Doctors Should Treat Hypertension In Women Earlier, More Aggressively
A generation ago, America’s academic community left behind the pseudoscientific message of The Bell Curve along with suggestions from Larry Summers, then Harvard’s president, that men and women might differ in aspects of intelligence. Yet, the obverse is true now in modern medicine as researchers learn more about the subtler differences among humans from group to group.
Among those differences, doctors may need to treat hypertension much earlier and more aggressively in women than in men. A new study from Wake Forest Baptist Medical Center shows significant differences in the biological causes of high blood pressure between the sexes. Carlos Ferrario and his colleagues there analyzed data from 100 men and and women ages 53 and older, all of whom suffered untreated hypertension without other major diseases.
"The medical community thought that high blood pressure was the same for both sexes and treatment was based on that premise," Ferrario said in a statement.
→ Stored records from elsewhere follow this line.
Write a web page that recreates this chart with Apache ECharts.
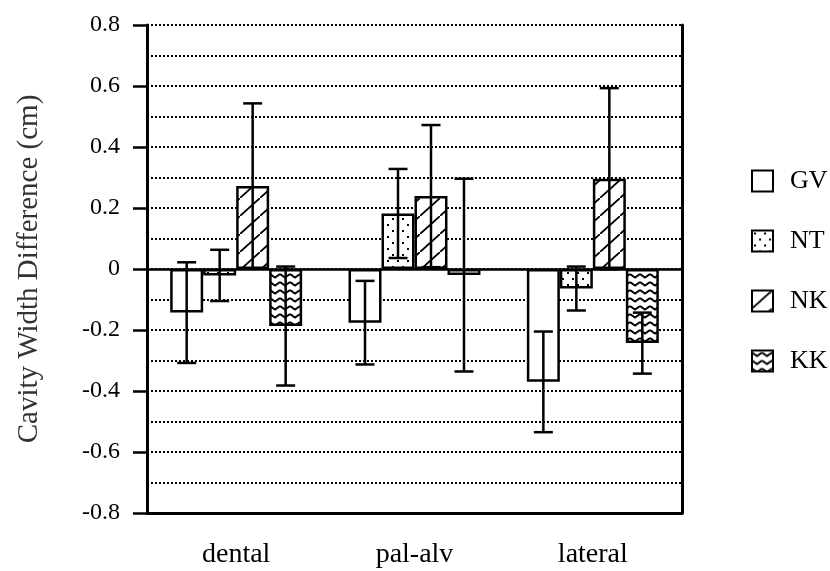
<!DOCTYPE html>
<html><head><meta charset="utf-8">
<script src="https://cdn.jsdelivr.net/npm/echarts@6/dist/echarts.min.js"></script>
<style>html,body{margin:0;padding:0;background:#fff}#c{width:830px;height:571px}</style>
</head><body><div id="c"></div>
<script>
const categories = ['dental', 'pal-alv', 'lateral'];
const seriesNames = ['GV', 'NT', 'NK', 'KK'];
const meansGV = [-0.143, -0.176, -0.370];
const meansNT = [-0.021, 0.182, -0.064];
const meansNK = [0.272, 0.239, 0.296];
const meansKK = [-0.187, -0.020, -0.243];
const errGV = [0.165, 0.137, 0.165];
const errNT = [0.084, 0.146, 0.072];
const errNK = [0.271, 0.233, 0.297];
const errKK = [0.195, 0.316, 0.100];
const yTicks = [-0.8, -0.6, -0.4, -0.2, 0, 0.2, 0.4, 0.6, 0.8];

const means = [meansGV, meansNT, meansNK, meansKK];
const errs = [errGV, errNT, errNK, errKK];

function makeCanvas(w, h, draw) {
  const c = document.createElement('canvas');
  c.width = w; c.height = h;
  const ctx = c.getContext('2d');
  ctx.fillStyle = '#fff'; ctx.fillRect(0, 0, w, h);
  ctx.fillStyle = '#000'; ctx.strokeStyle = '#000';
  draw(ctx);
  return c;
}
const patNT = makeCanvas(10, 12, ctx => { ctx.fillRect(2, 2, 2, 2); ctx.fillRect(7, 8, 2, 2); });
const patNK = makeCanvas(20, 18, ctx => {
  ctx.lineWidth = 1.8;
  ctx.beginPath(); ctx.moveTo(-2, 19.8); ctx.lineTo(22, -1.8); ctx.stroke();
});
const patKK = makeCanvas(10, 8, ctx => {
  ctx.lineWidth = 2;
  ctx.beginPath(); ctx.moveTo(0, 2); ctx.lineTo(5, 5.5); ctx.lineTo(10, 2); ctx.stroke();
});
const fills = ['#ffffff',
  { image: patNT, repeat: 'repeat' },
  { image: patNK, repeat: 'repeat' },
  { image: patKK, repeat: 'repeat' }];

const GAP = 0.26;
const FONT = 'Liberation Serif';

const series = [];
seriesNames.forEach((name, k) => {
  series.push({
    name: name, type: 'bar', data: means[k],
    barGap: 0, barCategoryGap: (GAP * 100) + '%',
    itemStyle: { color: fills[k], borderColor: '#000', borderWidth: 2.5 },
    z: 2
  });
});
seriesNames.forEach((name, k) => {
  series.push({
    type: 'custom', z: 5,
    data: categories.map((c, i) => [i, means[k][i], errs[k][i], k]),
    renderItem: function (params, api) {
      const ci = api.value(0), m = api.value(1), e = api.value(2), kk = api.value(3);
      const band = api.size([1, 0])[0];
      const group = band * (1 - GAP);
      const bw = group / 4;
      const cx = api.coord([ci, 0])[0] - group / 2 + bw * (kk + 0.5);
      const yt = api.coord([ci, m + e])[1];
      const yb = api.coord([ci, m - e])[1];
      const cap = 9.5;
      const st = { stroke: '#000', lineWidth: 2.5 };
      return { type: 'group', children: [
        { type: 'line', shape: { x1: cx, y1: yt, x2: cx, y2: yb }, style: st },
        { type: 'line', shape: { x1: cx - cap, y1: yt, x2: cx + cap, y2: yt }, style: st },
        { type: 'line', shape: { x1: cx - cap, y1: yb, x2: cx + cap, y2: yb }, style: st }
      ]};
    }
  });
});
// zero line
series.push({
  type: 'line', data: [], z: 4,
  markLine: { silent: true, symbol: 'none', label: { show: false },
    lineStyle: { color: '#000', type: 'solid', width: 2.5 },
    data: [{ yAxis: 0 }] }
});

const chart = echarts.init(document.getElementById('c'), null, { renderer: 'canvas' });
chart.setOption({
  animation: false,
  backgroundColor: '#fff',
  grid: { left: 147, right: 148, top: 25, bottom: 58 },
  legend: {
    data: seriesNames, orient: 'vertical', left: 746, top: 163,
    itemWidth: 21, itemHeight: 21, itemGap: 34,
    icon: 'rect',
    textStyle: { fontFamily: FONT, fontSize: 26, color: '#000', lineHeight: 22, padding: [0, 0, 0, 12] }
  },
  xAxis: {
    type: 'category', data: categories,
    axisLine: { onZero: false, lineStyle: { color: '#000', width: 3 } },
    axisTick: { alignWithLabel: true, length: 14, lineStyle: { color: '#000', width: 2.5 } },
    axisLabel: { fontFamily: FONT, fontSize: 28, color: '#000', margin: 28 },
    splitLine: { show: false }
  },
  yAxis: [{
    type: 'value', min: yTicks[0], max: yTicks[yTicks.length - 1], interval: 0.2,
    name: 'Cavity Width Difference (cm)', nameLocation: 'middle', nameGap: 103,
    nameTextStyle: { fontFamily: FONT, fontSize: 29, color: '#333' },
    axisLine: { show: true, lineStyle: { color: '#000', width: 3 } },
    axisTick: { show: true, length: 14, lineStyle: { color: '#000', width: 2.5 } },
    axisLabel: { fontFamily: FONT, fontSize: 24, color: '#000', margin: 27,
      formatter: v => { const r = Math.round(v * 10) / 10; return r === 0 ? '0' : String(r); } },
    splitLine: { show: true, lineStyle: { color: '#000', type: [2, 2], width: 2 } },
    minorTick: { show: false, splitNumber: 2 },
    minorSplitLine: { show: true, lineStyle: { color: '#000', type: [2, 2], width: 2 } }
  }, {
    type: 'value', min: yTicks[0], max: yTicks[yTicks.length - 1], interval: 0.2, position: 'right',
    axisLine: { show: true, lineStyle: { color: '#000', width: 3 } },
    axisTick: { show: false }, axisLabel: { show: false }, splitLine: { show: false }
  }],
  series: series
});
</script>
</body></html>
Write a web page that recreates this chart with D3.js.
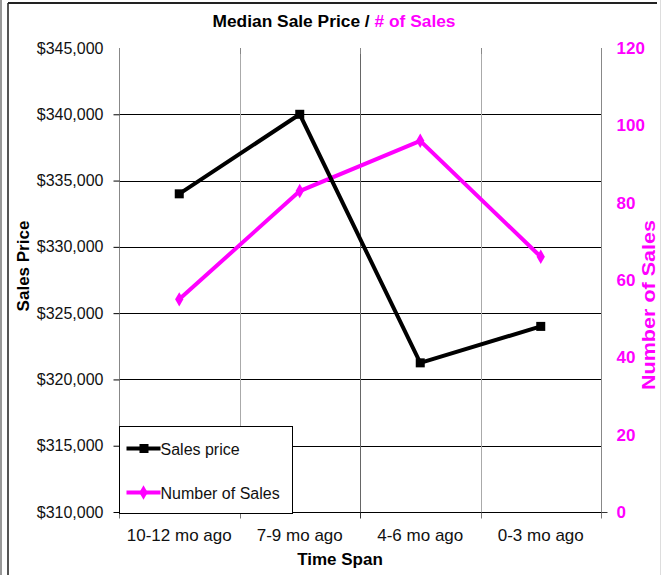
<!DOCTYPE html>
<html>
<head>
<meta charset="utf-8">
<script src="https://cdn.jsdelivr.net/npm/d3@7"></script>
<style>
  body { margin: 0; background: #fff; }
  svg { display: block; font-family: "Liberation Sans", Arial, sans-serif; }
</style>
</head>
<body>
<script>
const categories = ['10-12 mo ago', '7-9 mo ago', '4-6 mo ago', '0-3 mo ago'];
const salesPrice = [334000, 340000, 321250, 324000];
const numberOfSales = [55, 83, 96, 66];
const priceTicks = [310000, 315000, 320000, 325000, 330000, 335000, 340000, 345000];
const countTicks = [0, 20, 40, 60, 80, 100, 120];

const width = 662, height = 575;
const magenta = '#ff00ff';
const plot = { left: 119, right: 601, top: 48, bottom: 512 };

const svg = d3.select('body').append('svg')
  .attr('width', width)
  .attr('height', height);

// outer frame
svg.append('rect').attr('x', 0).attr('y', 0).attr('width', 2).attr('height', height).attr('fill', '#999');
svg.append('line').attr('x1', 8).attr('x2', 8).attr('y1', 3).attr('y2', height)
  .attr('stroke', '#555').attr('stroke-width', 2);
svg.append('line').attr('x1', 8).attr('x2', 657).attr('y1', 3).attr('y2', 3)
  .attr('stroke', '#222').attr('stroke-width', 2);
svg.append('line').attr('x1', 660.5).attr('x2', 660.5).attr('y1', 0).attr('y2', height)
  .attr('stroke', '#ddd').attr('stroke-width', 1);

const x = d3.scaleBand()
  .domain(categories)
  .range([plot.left, plot.right]);

const yPrice = d3.scaleLinear()
  .domain([310000, 345000])
  .range([plot.bottom, plot.top]);

const yCount = d3.scaleLinear()
  .domain([0, 120])
  .range([plot.bottom, plot.top]);

const xMid = d => x(d) + x.bandwidth() / 2;

// horizontal gridlines
svg.append('g')
  .selectAll('line')
  .data(priceTicks.filter(t => t > 310000 && t < 345000))
  .join('line')
  .attr('x1', plot.left).attr('x2', plot.right)
  .attr('y1', d => Math.round(yPrice(d)) + 0.5)
  .attr('y2', d => Math.round(yPrice(d)) + 0.5)
  .attr('stroke', '#000')
  .attr('stroke-width', 1);

// vertical gridlines between categories
svg.append('g')
  .selectAll('line')
  .data(categories.slice(1))
  .join('line')
  .attr('x1', d => Math.round(x(d)) + 0.5)
  .attr('x2', d => Math.round(x(d)) + 0.5)
  .attr('y1', plot.top).attr('y2', plot.bottom)
  .attr('stroke', (d, i) => i === 1 ? '#666' : '#aaa')
  .attr('stroke-width', 1);

// top ticks at category boundaries
svg.append('g')
  .selectAll('line')
  .data(categories.map(c => x(c)).concat([plot.right]))
  .join('line')
  .attr('x1', d => Math.round(d) + 0.5)
  .attr('x2', d => Math.round(d) + 0.5)
  .attr('y1', plot.top).attr('y2', plot.top + 6)
  .attr('stroke', '#888');

// left axis
const leftAxis = svg.append('g')
  .attr('transform', `translate(${plot.left + 0.5},0)`)
  .call(d3.axisLeft(yPrice)
    .tickValues(priceTicks)
    .tickSize(6)
    .tickPadding(10)
    .tickFormat(d => '$' + d3.format(',')(d)));
leftAxis.select('.domain').attr('stroke', '#888').attr('d', `M0,${plot.top}V${plot.bottom}`);
leftAxis.selectAll('.tick line').attr('stroke', '#000');
leftAxis.selectAll('.tick').filter(d => d === 345000).select('line').remove();
leftAxis.selectAll('text')
  .attr('font-size', 16)
  .attr('font-family', '"Liberation Sans", Arial, sans-serif')
  .attr('fill', '#111');

// right axis
const rightAxis = svg.append('g')
  .attr('transform', `translate(${plot.right + 0.5},0)`)
  .call(d3.axisRight(yCount)
    .tickValues(countTicks)
    .tickSize(0)
    .tickPadding(15));
rightAxis.select('.domain').attr('stroke', '#888').attr('d', `M0,${plot.top}V${plot.bottom + 4}`);
rightAxis.selectAll('text')
  .attr('font-size', 17)
  .attr('font-weight', 'bold')
  .attr('font-family', '"Liberation Sans", Arial, sans-serif')
  .attr('fill', magenta);
rightAxis.append('line')
  .attr('x1', -6).attr('x2', 6)
  .attr('y1', Math.round(yCount(0)) + 0.5).attr('y2', Math.round(yCount(0)) + 0.5)
  .attr('stroke', '#333');

// bottom axis
const bottomAxis = svg.append('g')
  .attr('transform', `translate(0,${plot.bottom + 0.5})`)
  .call(d3.axisBottom(x).tickSize(0).tickPadding(16));
bottomAxis.select('.domain').attr('stroke', '#000').attr('d', `M${plot.left},0H${plot.right}`);
bottomAxis.selectAll('text')
  .attr('font-size', 17)
  .attr('font-family', '"Liberation Sans", Arial, sans-serif')
  .attr('fill', '#111');
bottomAxis.append('g')
  .selectAll('line')
  .data(categories.map(c => x(c)).concat([plot.right]))
  .join('line')
  .attr('x1', d => Math.round(d) + 0.5)
  .attr('x2', d => Math.round(d) + 0.5)
  .attr('y1', 0).attr('y2', 6)
  .attr('stroke', (d, i) => i === 2 ? '#333' : '#777');

// series lines
const priceLine = d3.line()
  .x((d, i) => xMid(categories[i]))
  .y(d => yPrice(d));

const countLine = d3.line()
  .x((d, i) => xMid(categories[i]))
  .y(d => yCount(d));

svg.append('path')
  .datum(numberOfSales)
  .attr('d', countLine)
  .attr('fill', 'none')
  .attr('stroke', magenta)
  .attr('stroke-width', 4);

svg.append('g')
  .selectAll('path')
  .data(numberOfSales)
  .join('path')
  .attr('d', d3.symbol(d3.symbolDiamond, 60))
  .attr('transform', (d, i) => `translate(${xMid(categories[i])},${yCount(d)})`)
  .attr('fill', magenta);

svg.append('path')
  .datum(salesPrice)
  .attr('d', priceLine)
  .attr('fill', 'none')
  .attr('stroke', '#000')
  .attr('stroke-width', 4);

svg.append('g')
  .selectAll('rect')
  .data(salesPrice)
  .join('rect')
  .attr('x', (d, i) => xMid(categories[i]) - 4.5)
  .attr('y', d => yPrice(d) - 4.5)
  .attr('width', 9)
  .attr('height', 9)
  .attr('fill', '#000');

// legend
const legend = svg.append('g').attr('transform', 'translate(119.5,426.5)');
legend.append('rect')
  .attr('width', 173).attr('height', 87)
  .attr('fill', '#fff').attr('stroke', '#000');

const legendItems = [
  { label: 'Sales price', color: '#000', y: 22, marker: 'square' },
  { label: 'Number of Sales', color: magenta, y: 66, marker: 'diamond' }
];
legendItems.forEach(item => {
  const g = legend.append('g').attr('transform', `translate(0,${item.y})`);
  g.append('line')
    .attr('x1', 7).attr('x2', 41)
    .attr('stroke', item.color).attr('stroke-width', 4);
  if (item.marker === 'square') {
    g.append('rect').attr('x', 20).attr('y', -4.5).attr('width', 9).attr('height', 9).attr('fill', item.color);
  } else {
    g.append('path').attr('d', d3.symbol(d3.symbolDiamond, 60)).attr('transform', 'translate(24,0)').attr('fill', item.color);
  }
  g.append('text')
    .attr('x', 41).attr('y', 6)
    .attr('font-size', 16)
    .attr('fill', '#111')
    .text(item.label);
});

// titles
const title = svg.append('text')
  .attr('x', 334).attr('y', 27)
  .attr('text-anchor', 'middle')
  .attr('font-size', 16)
  .attr('font-weight', 'bold')
  .attr('textLength', 243)
  .attr('lengthAdjust', 'spacingAndGlyphs');
title.append('tspan').attr('fill', '#000').text('Median Sale Price / ');
title.append('tspan').attr('fill', magenta).text('# of Sales');

svg.append('text')
  .attr('transform', 'translate(29,266) rotate(-90)')
  .attr('text-anchor', 'middle')
  .attr('font-size', 17)
  .attr('font-weight', 'bold')
  .attr('fill', '#000')
  .text('Sales Price');

svg.append('text')
  .attr('transform', 'translate(655,305) rotate(-90)')
  .attr('text-anchor', 'middle')
  .attr('font-size', 19)
  .attr('font-weight', 'bold')
  .attr('fill', magenta)
  .attr('textLength', 170)
  .attr('lengthAdjust', 'spacingAndGlyphs')
  .text('Number of Sales');

svg.append('text')
  .attr('x', 340).attr('y', 565)
  .attr('text-anchor', 'middle')
  .attr('font-size', 17)
  .attr('font-weight', 'bold')
  .attr('fill', '#000')
  .text('Time Span');
</script>
</body>
</html>
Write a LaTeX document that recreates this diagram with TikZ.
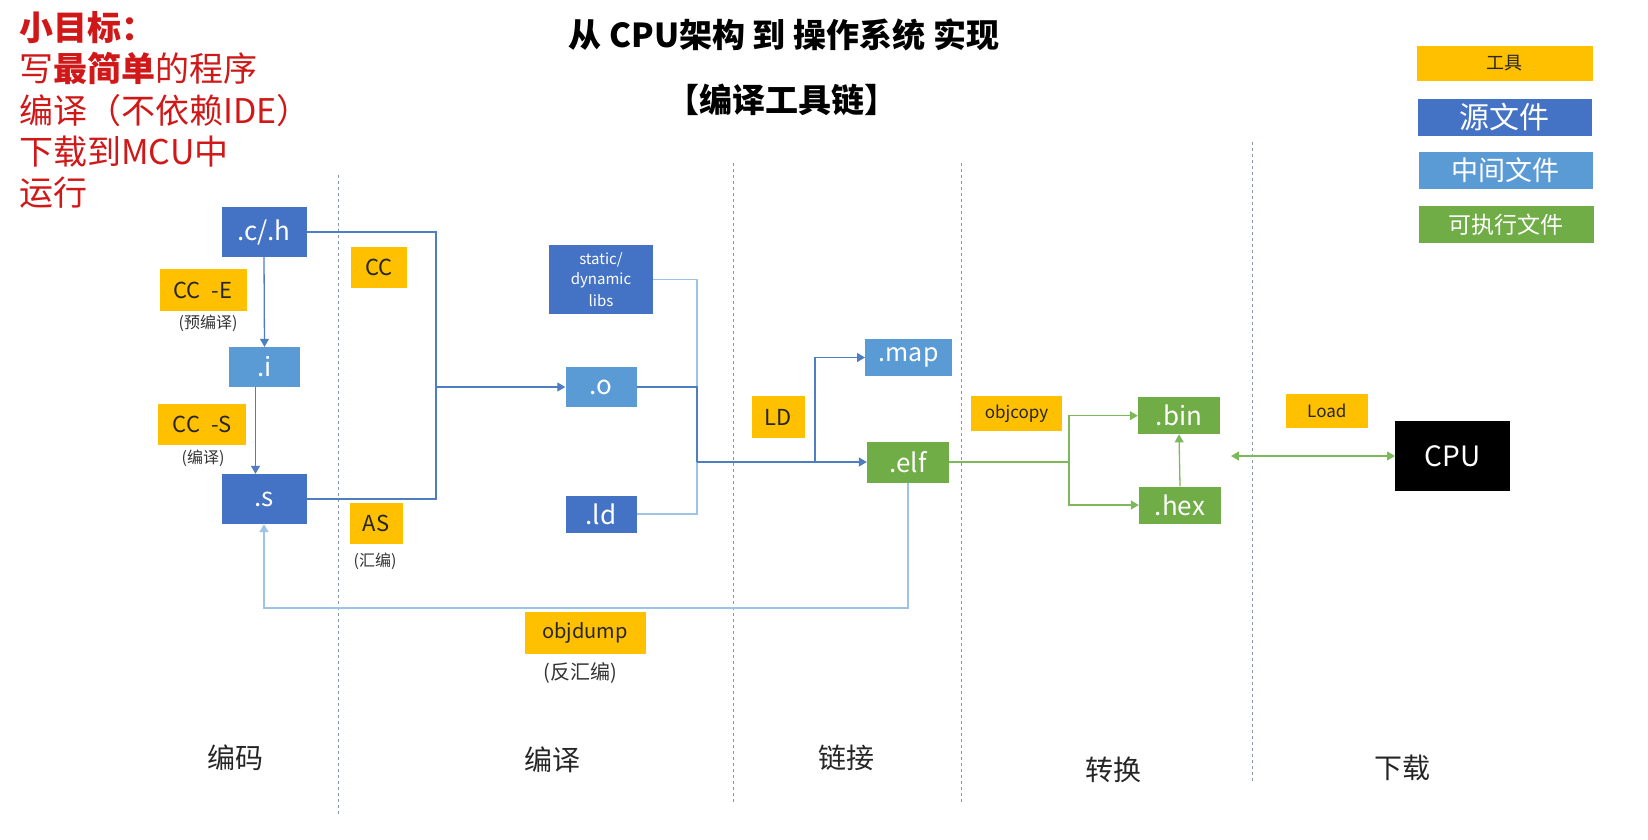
\documentclass[tikz,border=0pt]{standalone}
\usepackage{fontspec}
\setmainfont{Noto Sans CJK SC}
\usetikzlibrary{arrows.meta}
\definecolor{toolc}{HTML}{FFC000}
\definecolor{srcc}{HTML}{4472C4}
\definecolor{midc}{HTML}{5B9BD5}
\definecolor{exec}{HTML}{70AD47}
\definecolor{goalc}{HTML}{D01818}
\definecolor{linec}{HTML}{4E7DC2}
\definecolor{lightc}{HTML}{9DC3E6}
\definecolor{greenl}{HTML}{7DB85A}
\definecolor{sepc}{HTML}{8496B0}
\newcommand{\fs}[1]{\fontsize{#1}{#1}\selectfont}
\begin{document}
\begin{tikzpicture}[x=1pt,y=-1pt]
\tikzstyle{every node}+=[inner sep=0pt]
\tikzstyle{box}=[text=white,font=\fs{26}]
\tikzstyle{src}=[box,fill=srcc]
\tikzstyle{mid}=[box,fill=midc]
\tikzstyle{exe}=[box,fill=exec]
\tikzstyle{tool}=[fill=toolc,text=black!85,font=\fs{22}]
\tikzstyle{note}=[text=black!80,font=\fs{16}]
\tikzstyle{stage}=[text=black!85,font=\fs{28}]
\tikzstyle{goal}=[anchor=west,text=goalc,font=\fs{34}]
\tikzstyle{bline}=[linec,line width=1.3]
\tikzstyle{lline}=[lightc,line width=1.3]
\tikzstyle{gline}=[greenl,line width=1.3]
\tikzstyle{tip}=[-{Triangle[width=9pt,length=8pt]}]
\tikzstyle{sep}=[sepc,dashed,line width=0.9]
\useasboundingbox (0,0) rectangle (1648,839);
% heading
\node[font=\fs{33}\bfseries] (title) at (784,35) {从 CPU架构 到 操作系统 实现};
\node[font=\fs{33}\bfseries] (sub) at (782,100) {【编译工具链】};
\node[goal] (g1) at (19,28) {\textbf{小目标：}};
\node[goal] (g2) at (19,68) {写\textbf{最简单}的程序};
\node[goal] (g3) at (19,111) {编译（不依赖IDE）};
\node[goal] (g4) at (19,152) {下载到MCU中};
\node[goal] (g5) at (19,193) {运行};
% legend
\node[tool,minimum width=176,minimum height=35,font=\fs{18}] (lg1) at (1504.7,63.2) {工具};
\node[src,minimum width=174,minimum height=37,font=\fs{30}] (lg2) at (1504.7,117.2) {源文件};
\node[mid,minimum width=174,minimum height=37,font=\fs{27}] (lg3) at (1505.7,170) {中间文件};
\node[exe,minimum width=175,minimum height=37,font=\fs{23}] (lg4) at (1506,224.7) {可执行文件};
% stages
\draw[sep] (338,175) -- (338,816);
\draw[sep] (733,163) -- (733,803);
\draw[sep] (961,163) -- (961,803);
\draw[sep] (1252,142) -- (1252,783);
\node[stage] (st1) at (235,758) {编码};
\node[stage] (st2) at (552,760) {编译};
\node[stage] (st3) at (846,758) {链接};
\node[stage] (st4) at (1113,770) {转换};
\node[stage] (st5) at (1402,768) {下载};
% files
\node[src,minimum width=85,minimum height=50] (ch) at (264,232) {.c/.h};
\node[mid,minimum width=71,minimum height=40] (i) at (264.5,367) {.i};
\node[src,minimum width=85,minimum height=50] (s) at (264,499) {.s};
\node[src,minimum width=104,minimum height=69,font=\fs{15},align=center] (libs) at (601,279.5) {static/\\[5pt]dynamic\\[5pt]libs};
\node[mid,minimum width=71,minimum height=40] (o) at (601,387) {.o};
\node[src,minimum width=71,minimum height=37] (ld) at (601,514) {.ld};
\node[mid,minimum width=87,minimum height=37,font=\fs{25}] (map) at (908.7,357.5) {.map};
\node[exe,minimum width=82,minimum height=41] (elf) at (908,462) {.elf};
\node[exe,minimum width=82,minimum height=37] (bin) at (1179,415.7) {.bin};
\node[exe,minimum width=82,minimum height=37] (hex) at (1180,505) {.hex};
\node[fill=black,text=white,font=\fs{28},minimum width=115,minimum height=70] (cpu) at (1452.7,456) {CPU};
% tools
\node[tool,minimum width=87,minimum height=42] (cce) at (203,290) {CC\enspace-E};
\node[note] (pre) at (208,323) {(预编译)};
\node[tool,minimum width=88,minimum height=41] (ccs) at (202,424) {CC\enspace-S};
\node[note] (cmp) at (203,458) {(编译)};
\node[tool,minimum width=56,minimum height=41] (cc) at (379,267.5) {CC};
\node[tool,minimum width=53,minimum height=41] (as) at (376,523.5) {AS};
\node[note] (asm) at (375,561) {(汇编)};
\node[tool,minimum width=53,minimum height=42] (ldt) at (778.5,417) {LD};
\node[tool,minimum width=121,minimum height=42,font=\fs{20}] (od) at (585,632.7) {objdump};
\node[note,font=\fs{20}] (dis) at (580.5,673) {(反汇编)};
\node[tool,minimum width=91,minimum height=35,font=\fs{17}] (ocp) at (1016.5,413.5) {objcopy};
\node[tool,minimum width=82,minimum height=34,font=\fs{17}] (load) at (1326.8,410.5) {Load};
% connectors
\coordinate (jc) at (436,387);
\coordinate (jl) at (697,462);
\coordinate (jm) at (815,462);
\coordinate (jd) at (264,608);
\coordinate (jb) at (1069,462);
\coordinate (lc) at (1231,456);
\draw[bline,tip] (ch.south) -- (i.north);
\draw[bline,tip] ([xshift=-9pt]i.south) -- ([xshift=-8.5pt]s.north);
\draw[bline] (ch.east) -| (jc) |- (s.east);
\draw[bline,tip] (jc) -- (o.west);
\draw[lline] (libs.east) -| (jl);
\draw[lline] (ld.east) -| (jl);
\draw[bline] (o.east) -| (jl);
\draw[bline,tip] (jl) -- (elf.west);
\draw[bline,tip] (jm) |- (map.west);
\draw[lline,tip] (elf.south) |- (jd) -- (s.south);
\draw[gline] (elf.east) -- (jb);
\draw[gline,tip] (jb) |- (bin.west);
\draw[gline,tip] (jb) |- (hex.west);
\draw[gline,tip] (hex.north) -- (bin.south);
\draw[gline,{Triangle[width=9pt,length=8pt]}-{Triangle[width=9pt,length=8pt]}] (lc) -- (cpu.west);
\end{tikzpicture}
\end{document}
In the study, researchers evaluated the participants using a battery of tests measuring the functioning of the circulatory system -- hemodynamics -- along with the hormonal mechanisms partially causing the disease in men and women.
“Despite there being no differences between women and men in terms of office blood pressure, heart rate and body mass index, men demonstrated lower values of pulse pressure, systemic vascular resistance, brachial artery pulse wave velocity and augmentation index,” the researchers wrote. “ In each of the three hypertension categories, the increased blood pressure in men was associated with significant augmentations in stroke volume and cardiac output compared with women.”
With everything equal, the researchers found huge differences between men and women in the rate of disease. Women suffered vascular disease at a rate 30-40 percent higher than men with similar levels of high blood pressure.
Additionally, Ferrario’s team found significant physiologic differences in the female cardiovascular system, including hormonal differences important to blood pressure regulation, which contribute to heart disease, the researchers said.
“The impact of sex differences in the hemodynamic factors accounting for the elevation in arterial pressure in subjects with essential hypertension has been poorly characterized or this information is not available,” the researchers wrote.”We suggest that this gap in knowledge may adversely influence choices of drug treatment since our study shows for the first time significant differences in the hemodynamic and hormonal mechanisms accounting for the increased blood pressure in women compared to men.”
Aside from differences between men and women, a greater susceptibility to the disease has been observed among African American men since the 1960s, according to the Centers for Disease Control and Prevention.